Fungi Sightings (May)

After the cold dry weather of April things have warmed up (slightly) and have been much wetter since the start of May. With that we have recorded some nice fungi species in the first 2 weeks of the month.

A visit to a small area of woodland close to Loggerheads on the Flintshire/Denbighshire border produced some lovely species and some good records. Entering the wood I was greeted to some Toothwort, a parasitic plant that grows on Hazel, this is a plant than indicates to me that I am in woodland where there should also be lots of Wood Anemone, and there was a species of smut fungus that I wanted to photograph which grows upon it.


It did not take me long to find the smut in question, Anemone Smut - Urocystis anemones, in fact it was on almost the first plant I looked at. There must have been over 10,000 plants in a smallish area, but only a handful had this smut. I noticed that some of the leaves of some plants were taller, paler and the underside had the hallmarks of a rust fungus.
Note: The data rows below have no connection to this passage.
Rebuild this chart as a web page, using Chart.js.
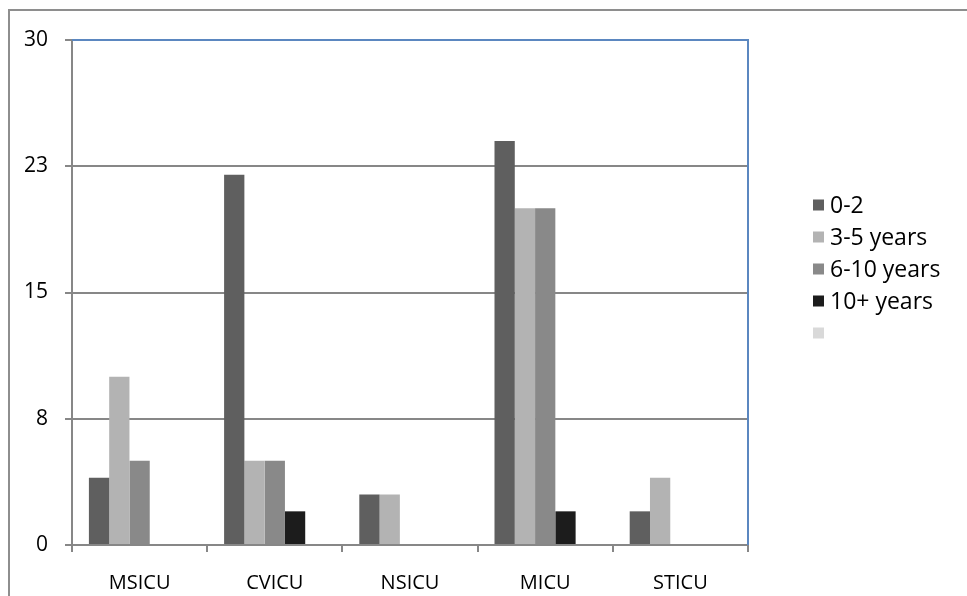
<!DOCTYPE html>
<html>
<head>
<meta charset="utf-8">
<title>ICU staff by years of experience</title>
<script src="https://cdn.jsdelivr.net/npm/chart.js@4/dist/chart.umd.min.js"></script>
<style>
  html, body { margin: 0; padding: 0; background: #ffffff; }
  #wrap { width: 967px; height: 596px; position: relative; }
</style>
</head>
<body>
<div id="wrap"><canvas id="chart" width="967" height="596"></canvas></div>
<script>
// Units and counts per experience band
const categories = ['MSICU', 'CVICU', 'NSICU', 'MICU', 'STICU'];
const seriesLabels = ['0-2', '3-5 years', '6-10 years', '10+ years', ''];
const years0to2 = [4, 22, 3, 24, 2];
const years3to5 = [10, 5, 3, 20, 4];
const years6to10 = [5, 5, 0, 20, 0];
const years10plus = [0, 2, 0, 2, 0];
const unlabelled = [0, 0, 0, 0, 0];
const yTickLabels = ['0', '8', '15', '23', '30'];

const seriesColors = ['#5f5f5f', '#b3b3b3', '#898989', '#1c1c1c', '#d9d9d9'];
const seriesValues = [years0to2, years3to5, years6to10, years10plus, unlabelled];

const FONT = '"Open Sans", "Liberation Sans", sans-serif';
const GRID = '#878787';
const FRAME_BLUE = '#5b87c0';

// Outer frame around the chart
const framePlugin = {
  id: 'frame',
  beforeDraw(chart) {
    const ctx = chart.ctx;
    ctx.save();
    ctx.strokeStyle = '#8e8e8e';
    ctx.lineWidth = 2;
    ctx.beginPath();
    ctx.moveTo(9, 596);
    ctx.lineTo(9, 10);
    ctx.lineTo(967, 10);
    ctx.stroke();
    ctx.restore();
  }
};

// Blue top and right edges of the plot area
const plotEdgePlugin = {
  id: 'plotEdge',
  afterDatasetsDraw(chart) {
    const a = chart.chartArea;
    const ctx = chart.ctx;
    ctx.save();
    ctx.strokeStyle = FRAME_BLUE;
    ctx.lineWidth = 2;
    ctx.beginPath();
    ctx.moveTo(a.left, a.top);
    ctx.lineTo(a.right, a.top);
    ctx.lineTo(a.right, a.bottom);
    ctx.stroke();
    ctx.restore();
  }
};

// Legend drawn to the right of the plot
const sideLegendPlugin = {
  id: 'sideLegend',
  afterDraw(chart) {
    const ctx = chart.ctx;
    const x0 = 813, y0 = 205, step = 32, box = 11;
    ctx.save();
    ctx.font = '23px ' + FONT;
    ctx.textBaseline = 'middle';
    ctx.textAlign = 'left';
    chart.data.datasets.forEach((ds, i) => {
      const cy = y0 + i * step;
      ctx.fillStyle = ds.backgroundColor;
      ctx.fillRect(x0, cy - box / 2, box, box);
      ctx.fillStyle = '#000000';
      ctx.fillText(ds.label, x0 + box + 6, cy + 1);
    });
    ctx.restore();
  }
};

const datasets = seriesLabels.map((label, i) => ({
  label: label,
  data: seriesValues[i],
  backgroundColor: seriesColors[i],
  borderWidth: 0,
  categoryPercentage: 0.75,
  barPercentage: 1.0
}));

new Chart(document.getElementById('chart'), {
  type: 'bar',
  data: { labels: categories, datasets: datasets },
  options: {
    responsive: false,
    animation: false,
    layout: { padding: { left: 0, top: 40, right: 219, bottom: 0 } },
    plugins: {
      legend: { display: false },
      tooltip: { enabled: false }
    },
    scales: {
      x: {
        offset: true,
        grid: {
          offset: true,
          drawOnChartArea: false,
          drawTicks: true,
          tickLength: 7,
          color: GRID,
          lineWidth: 2
        },
        border: { color: GRID, width: 2 },
        ticks: {
          color: '#000000',
          font: { family: FONT, size: 20 },
          padding: 19,
          maxRotation: 0
        },
        afterFit(scale) { scale.height = 51; }
      },
      y: {
        min: 0,
        max: 30,
        grid: {
          color: GRID,
          lineWidth: 2,
          tickLength: 7,
          drawTicks: true
        },
        border: { color: GRID, width: 2 },
        ticks: {
          stepSize: 7.5,
          color: '#000000',
          font: { family: FONT, size: 21 },
          padding: 17,
          callback: (v, idx) => yTickLabels[idx]
        },
        afterFit(scale) { scale.width = 72; }
      }
    }
  },
  plugins: [framePlugin, plotEdgePlugin, sideLegendPlugin]
});
</script>
</body>
</html>
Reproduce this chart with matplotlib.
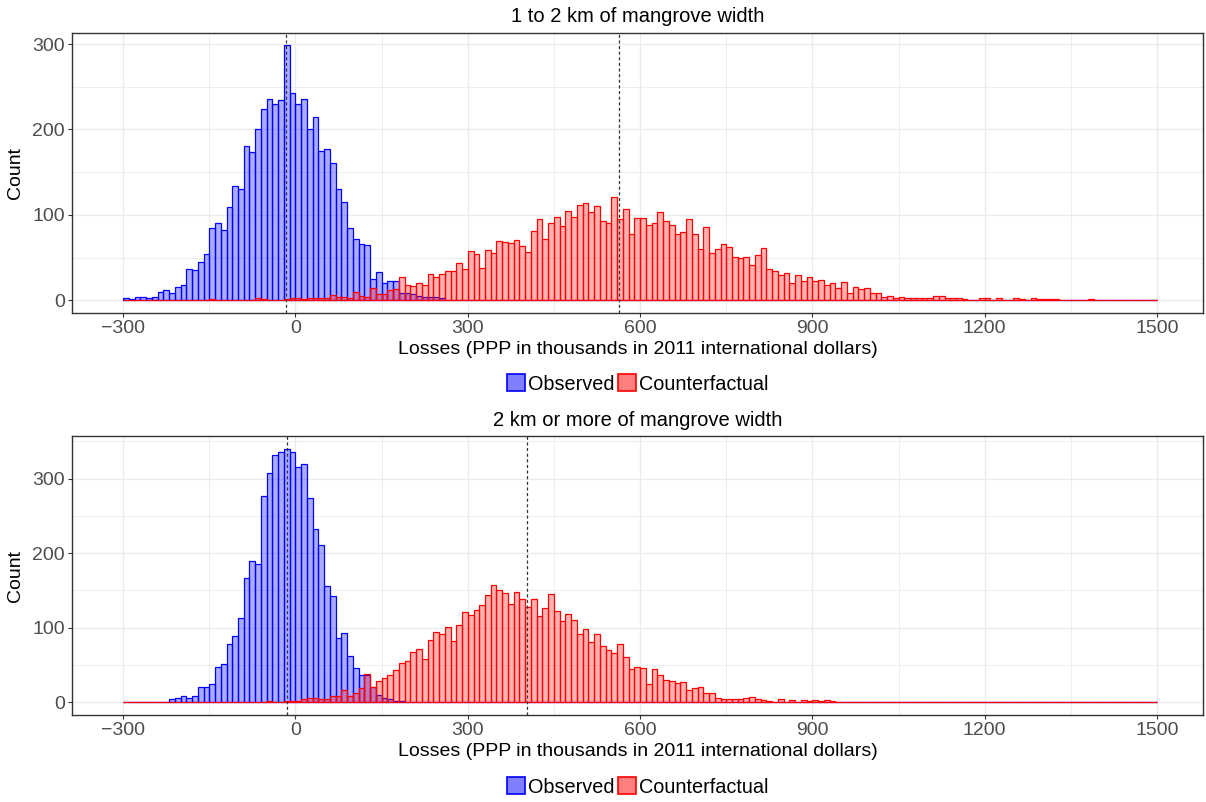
import numpy as np
import matplotlib
matplotlib.use("Agg")
import matplotlib.pyplot as plt
from matplotlib.patches import Patch

plt.rcParams['font.family'] = ['Liberation Sans', 'DejaVu Sans']

# ---------------- data ----------------
bin_start = -300      # left edge of first bin
bin_width = 10
n_bins = 180          # -300 .. 1500

titles = ["1 to 2 km of mangrove width", "2 km or more of mangrove width"]
xlabel = "Losses (PPP in thousands in 2011 international dollars)"
ylabel = "Count"
series_names = ["Observed", "Counterfactual"]
x_ticks = [-300, 0, 300, 600, 900, 1200, 1500]
y_ticks = [0, 100, 200, 300]

# Panel 1 (1 to 2 km) observed counts, bins starting at -300
obs1_start = -300
obs1 = [2, 1, 4, 4, 3, 4, 10, 12, 9, 16, 18, 36, 35, 45, 54, 85, 90, 82, 109, 134,
        130, 181, 174, 200, 224, 236, 230, 235, 299, 243, 230, 236, 200, 215, 175, 177,
        161, 130, 115, 85, 72, 66, 65, 25, 33, 20, 23, 23, 8, 9, 7, 5, 4, 4, 4, 2]

# Panel 1 counterfactual counts, bins starting at -150
cf1_start = -150
cf1 = [1, 0, 0, 0, 0, 0, 0, 0, 2, 1, 0, 0, 0, 1, 2, 2, 1, 2, 2, 2,
       3, 6, 4, 4, 2, 10, 5, 4, 14, 7, 7, 12, 13, 27, 18, 17, 20, 18, 31, 27,
       31, 34, 34, 43, 37, 58, 54, 38, 59, 55, 69, 68, 67, 71, 64, 57, 81, 95, 72, 90,
       98, 87, 105, 97, 112, 114, 103, 110, 93, 90, 121, 95, 107, 78, 96, 96, 88, 91, 103, 93,
       88, 78, 80, 95, 77, 60, 86, 55, 60, 66, 62, 51, 49, 51, 41, 53, 61, 36, 34, 30,
       32, 20, 29, 22, 27, 22, 24, 18, 20, 14, 21, 8, 16, 13, 14, 9, 9, 4, 5, 2,
       4, 3, 3, 3, 2, 2, 5, 5, 2, 2, 2, 1, 0, 0, 2, 2, 0, 2, 0, 0,
       2, 1, 0, 2, 1, 1, 1, 1, 0, 0, 0, 0, 0, 1]

# Panel 2 (2 km or more) observed counts, bins starting at -240
obs2_start = -240
obs2 = [1, 1, 4, 6, 9, 6, 8, 20, 21, 25, 47, 52, 78, 89, 113, 166, 189, 186, 277, 308,
        331, 336, 340, 336, 316, 319, 274, 233, 211, 156, 143, 86, 93, 62, 46, 36, 36, 21, 10, 6,
        4, 2, 2, 1]

# Panel 2 counterfactual counts, bins starting at -110
cf2_start = -110
cf2 = [1, 0, 0, 1, 0, 0, 2, 0, 0, 2, 2, 2, 4, 6, 6, 4, 4, 9, 9, 16,
       8, 13, 19, 38, 21, 28, 33, 36, 43, 53, 56, 67, 72, 58, 83, 94, 91, 101, 82, 104,
       121, 117, 124, 130, 144, 157, 151, 146, 132, 148, 138, 128, 139, 116, 127, 145, 123, 109, 119, 111,
       92, 98, 81, 92, 76, 70, 66, 78, 61, 44, 48, 46, 24, 45, 36, 30, 28, 26, 27, 16,
       19, 21, 12, 12, 6, 4, 4, 5, 4, 6, 7, 4, 3, 2, 0, 4, 0, 3, 0, 3,
       2, 3, 2, 3, 2, 0, 0, 0, 0, 1]

# dashed reference lines (means)
vlines1 = [-17, 564]
vlines2 = [-14, 403]

ylims = [(-15, 313), (-17, 357)]
xlim = (-389, 1580)


def full(start, vals):
    arr = np.zeros(n_bins)
    i0 = (start - bin_start) // bin_width
    arr[i0:i0 + len(vals)] = vals
    return arr


panels = [
    (full(obs1_start, obs1), full(cf1_start, cf1), vlines1),
    (full(obs2_start, obs2), full(cf2_start, cf2), vlines2),
]

lefts = bin_start + bin_width * np.arange(n_bins)

W, H = 1206, 802
fig = plt.figure(figsize=(W / 100, H / 100), dpi=100)

axes_px = [(72, 33, 1203, 313), (72, 436, 1203, 715)]
title_y = [16, 420]
legend_y = [384, 787]

grid_c = "#EBEBEB"
for k, (obs, cf, vl) in enumerate(panels):
    x0, y0, x1, y1 = axes_px[k]
    ax = fig.add_axes([x0 / W, 1 - y1 / H, (x1 - x0) / W, (y1 - y0) / H])
    ax.set_xticks(x_ticks)
    ax.set_yticks(y_ticks)
    ax.set_xticks([-150, 150, 450, 750, 1050, 1350], minor=True)
    ax.set_yticks([50, 150, 250, 350], minor=True)
    ax.grid(True, which='major', color=grid_c, lw=1.0)
    ax.grid(True, which='minor', color=grid_c, lw=0.6)
    ax.set_axisbelow(True)
    ax.tick_params(which='minor', length=0)
    ax.tick_params(which='major', length=3, width=0.8, color='#333333',
                   labelsize=14, labelcolor='#4D4D4D', pad=2)
    for s in ax.spines.values():
        s.set_color('#333333')
        s.set_linewidth(1.0)

    ax.bar(lefts, obs, width=bin_width, align='edge',
           facecolor=(0, 0, 1, 0.33), edgecolor='blue', linewidth=0.9)
    ax.bar(lefts, cf, width=bin_width, align='edge',
           facecolor=(1, 0, 0, 0.3), edgecolor=(0.85, 0.05, 0.3, 1.0) if False else 'red',
           linewidth=0.9)
    for v in vl:
        ax.axvline(v, color='#333333', ls=(0, (2.5, 2)), lw=0.9)

    ax.set_xlim(*xlim)
    ax.set_ylim(*ylims[k])

    ax.set_xlabel(xlabel, fontsize=14, color='black', labelpad=3)
    ax.set_ylabel(ylabel, fontsize=14, color='black', labelpad=6)

    fig.text((x0 + x1) / 2 / W, 1 - title_y[k] / H, titles[k],
             ha='center', va='center', fontsize=14.5)

    handles = [Patch(facecolor=(0, 0, 1, 0.5), edgecolor='blue', lw=1.2),
               Patch(facecolor=(1, 0, 0, 0.5), edgecolor='red', lw=1.2)]
    fig.legend(handles, series_names, loc='center',
               bbox_to_anchor=((x0 + x1) / 2 / W, 1 - legend_y[k] / H),
               ncol=2, frameon=False, fontsize=14.3, handlelength=0.9,
               handleheight=0.9, handletextpad=0.15, columnspacing=0.2,
               borderpad=0, borderaxespad=0)

fig.savefig("out.png", dpi=100)
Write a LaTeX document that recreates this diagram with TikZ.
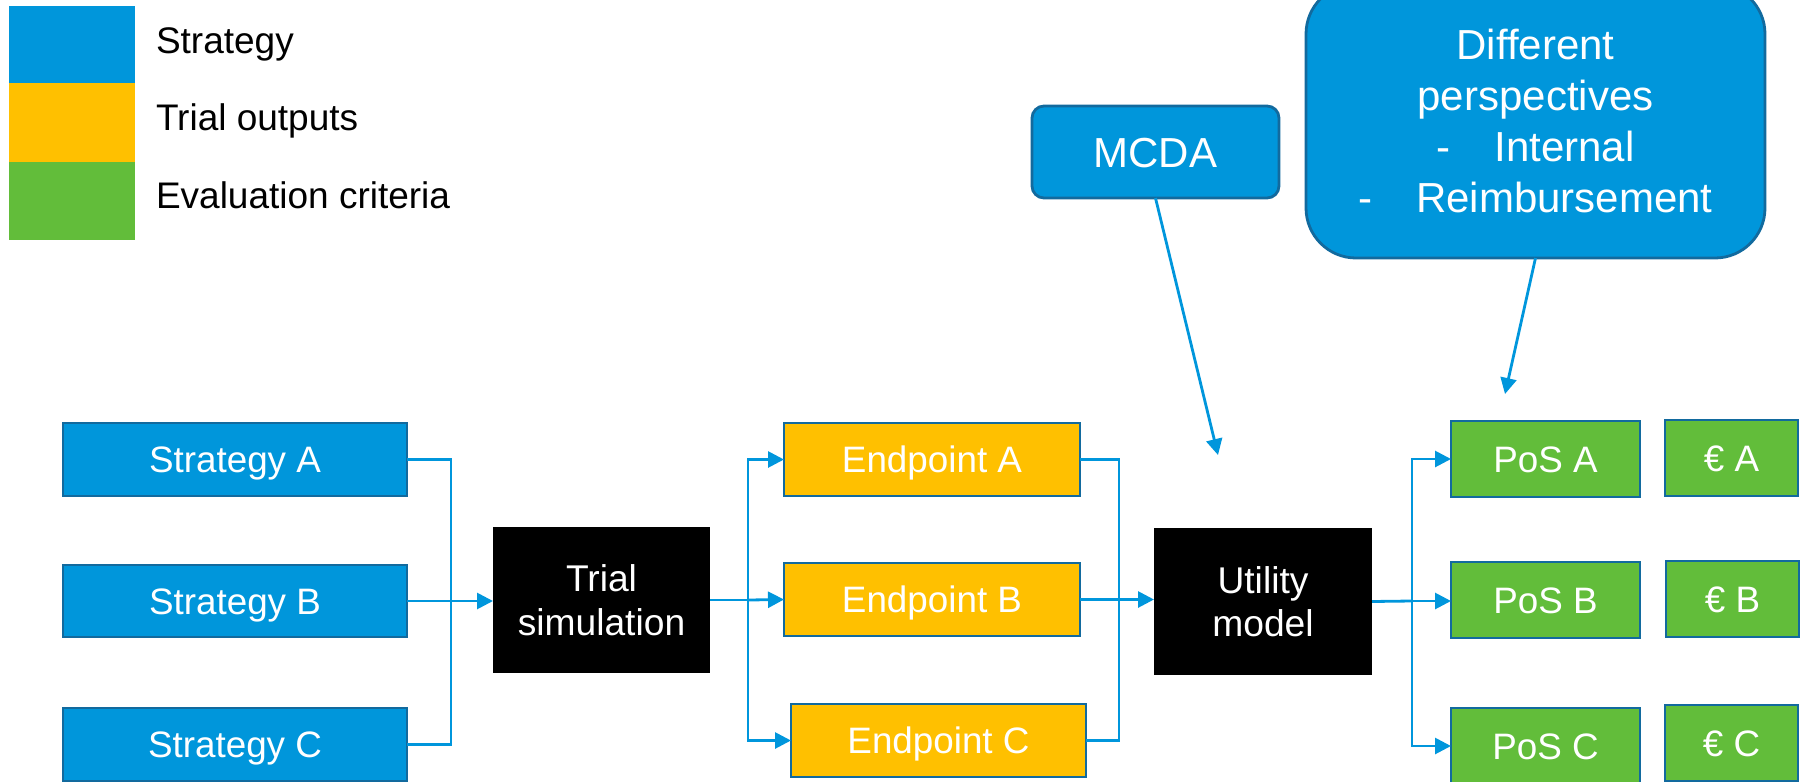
\documentclass[tikz,border=0pt]{standalone}
\usepackage{fontspec}
\setmainfont{Liberation Sans}
\usetikzlibrary{arrows.meta}

\definecolor{stratblue}{RGB}{0,150,219}
\definecolor{edgeblue}{RGB}{18,106,158}
\definecolor{lineblue}{RGB}{0,150,220}
\definecolor{outyellow}{RGB}{255,192,0}
\definecolor{critgreen}{RGB}{98,189,58}

% sizes are given in pixels of a 1800 x 782 canvas (1 px = 0.5 pt)
\newcommand\pxl[1]{#1*0.5pt}

\begin{document}
\begin{tikzpicture}[x=0.5pt,y=-0.5pt,
  every node/.style={inner sep=0pt, outer sep=0pt},
  cell/.style n args={2}{minimum width=\pxl{#1}, minimum height=\pxl{#2}},
  oneline/.style={text=white, font=\fontsize{18.4}{22}\selectfont,
                  text height=13.2pt, text depth=0pt},
  twoline/.style={text=white, align=center, font=\fontsize{18.6}{21.8}\selectfont},
  stratbox/.style={oneline, fill=stratblue, draw=edgeblue, line width=1.4pt},
  outbox/.style={oneline, fill=outyellow, draw=edgeblue, line width=1.4pt},
  critbox/.style={oneline, fill=critgreen, draw=edgeblue, line width=1.4pt},
  modelbox/.style={twoline, fill=black},
  notebox/.style={fill=stratblue, draw=edgeblue, line width=1.4pt, text=white},
  legtext/.style={anchor=base west, font=\fontsize{18.5}{22}\selectfont},
  conn/.style={draw=lineblue, line width=1.4pt},
  arr/.style={conn, -{Triangle[length=8pt,width=8pt]}}
]
\useasboundingbox (0,0) rectangle (1800,782);

% legend
\fill[stratblue] (9,6) rectangle (135,83);
\fill[outyellow] (9,83) rectangle (135,162);
\fill[critgreen] (9,162) rectangle (135,240);
\node[legtext] (lgstrat) at (156,53) {Strategy};
\node[legtext] (lgout) at (156,130) {Trial outputs};
\node[legtext] (lgcrit) at (156,208) {Evaluation criteria};

% strategies
\node[stratbox, cell={344}{73}] (sa) at (235,459.5) {Strategy A};
\node[stratbox, cell={344}{72}] (sb) at (235,601) {Strategy B};
\node[stratbox, cell={344}{73}] (sc) at (235,744.5) {Strategy C};

% trial simulation
\node[modelbox, cell={217}{146}] (ts) at (601.5,600) {Trial\\simulation};

% endpoints
\node[outbox, cell={296}{73}] (ea) at (932,459.5) {Endpoint A};
\node[outbox, cell={296}{73}] (eb) at (932,599.5) {Endpoint B};
\node[outbox, cell={295}{73}] (ec) at (938.5,740.5) {Endpoint C};

% utility model
\node[modelbox, cell={218}{147}] (um) at (1263,601.5) {Utility\\model};

% evaluation criteria
\node[critbox, cell={189}{76}] (pa) at (1545.5,459) {PoS A};
\node[critbox, cell={189}{76}] (pb) at (1545.5,600) {PoS B};
\node[critbox, cell={189}{76}] (pc) at (1545.5,746) {PoS C};
\node[critbox, cell={133}{76}] (ca) at (1731.5,458) {€ A};
\node[critbox, cell={133}{76}] (cb) at (1732.5,599) {€ B};
\node[critbox, cell={133}{76}] (cc) at (1731.5,743) {€ C};

% inputs to the utility model
\node[notebox, cell={247}{92}, rounded corners=6pt,
      font=\fontsize{21}{25}\selectfont, text height=15pt, text depth=0pt]
      (mcda) at (1155.5,152) {MCDA};
\node[notebox, cell={459}{274}, rounded corners=25pt, align=center,
      font=\fontsize{21}{25.65}\selectfont]
      (dp) at (1535.5,121)
      {Different\\perspectives\\-\hspace{22pt}Internal\\-\hspace{22pt}Reimbursement};

% strategies -> trial simulation
\coordinate (jin) at (451,601);
\draw[conn] (sa.east) -| (jin);
\draw[conn] (sc.east) -| (jin);
\draw[arr] (sb.east) -- (sb.east -| ts.west);

% trial simulation -> endpoints
\coordinate (jout) at (748,600);
\draw[conn] (ts.east) -- (jout);
\draw[arr] (jout) |- (ea.west);
\draw[arr] (jout) -- (eb.west);
\draw[arr] (jout) |- (ec.west);

% endpoints -> utility model
\coordinate (jum) at (1119,601);
\draw[conn] (ea.east) -| (jum);
\draw[conn] (ec.east) -| (jum);
\draw[arr] (eb.east) -- (eb.east -| um.west);

% utility model -> PoS
\coordinate (jpos) at (1412,601);
\draw[conn] (um.east) -- (jpos);
\draw[arr] (jpos) |- (pa.west);
\draw[arr] (jpos) -- (jpos -| pb.west);
\draw[arr] (jpos) |- (pc.west);

% annotations
\coordinate (mcdatip) at (1218,455);
\coordinate (dptip) at (1505,394);
\draw[arr] (mcda.south) -- (mcdatip);
\draw[arr] (dp.south) -- (dptip);
\end{tikzpicture}
\end{document}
It was a scarce rust called Ochropsora ariae, which is listed as 'near threatened' in Rust Fungus Red Data List (2015).

Anemone Smut, Urocystis anemones

Ochropsora ariae





To complete the set of three species of fungi growing on Wood Anemone, I also found another rust fungus, Tranzschelia anemones, very distinctive and easy to pick out which leaves were infected. I tried my luck at finding yet another species of fungus that grows with Wood Anemone, called Anemone Cup, but my luck had run out, still I may pop back and have another look for it next week.

Whilst March and April were useless around here for Morels, there were around 6 in one of our usual haunts at the start of May. One of them, pictured below, was at least 21cm in height, and whilst all but one of the Morels we have found have been either very slug eaten or very soggy, this huge specimen more than made up for them. There has been a lot of goings on with Morels and the taxonomy recently, many of the former subspecies have been lumped with the Morel (Morchella esculenta).

Nearby to the Morels were a large number of Vinegar Cup (Helvella acetabulum), another spring species that in some years can be harder to find than others. Along with large amounts of St George's Mushroom (Calocybe gambosa) and a few other rusts it has been a good start to May, let us hope it continues!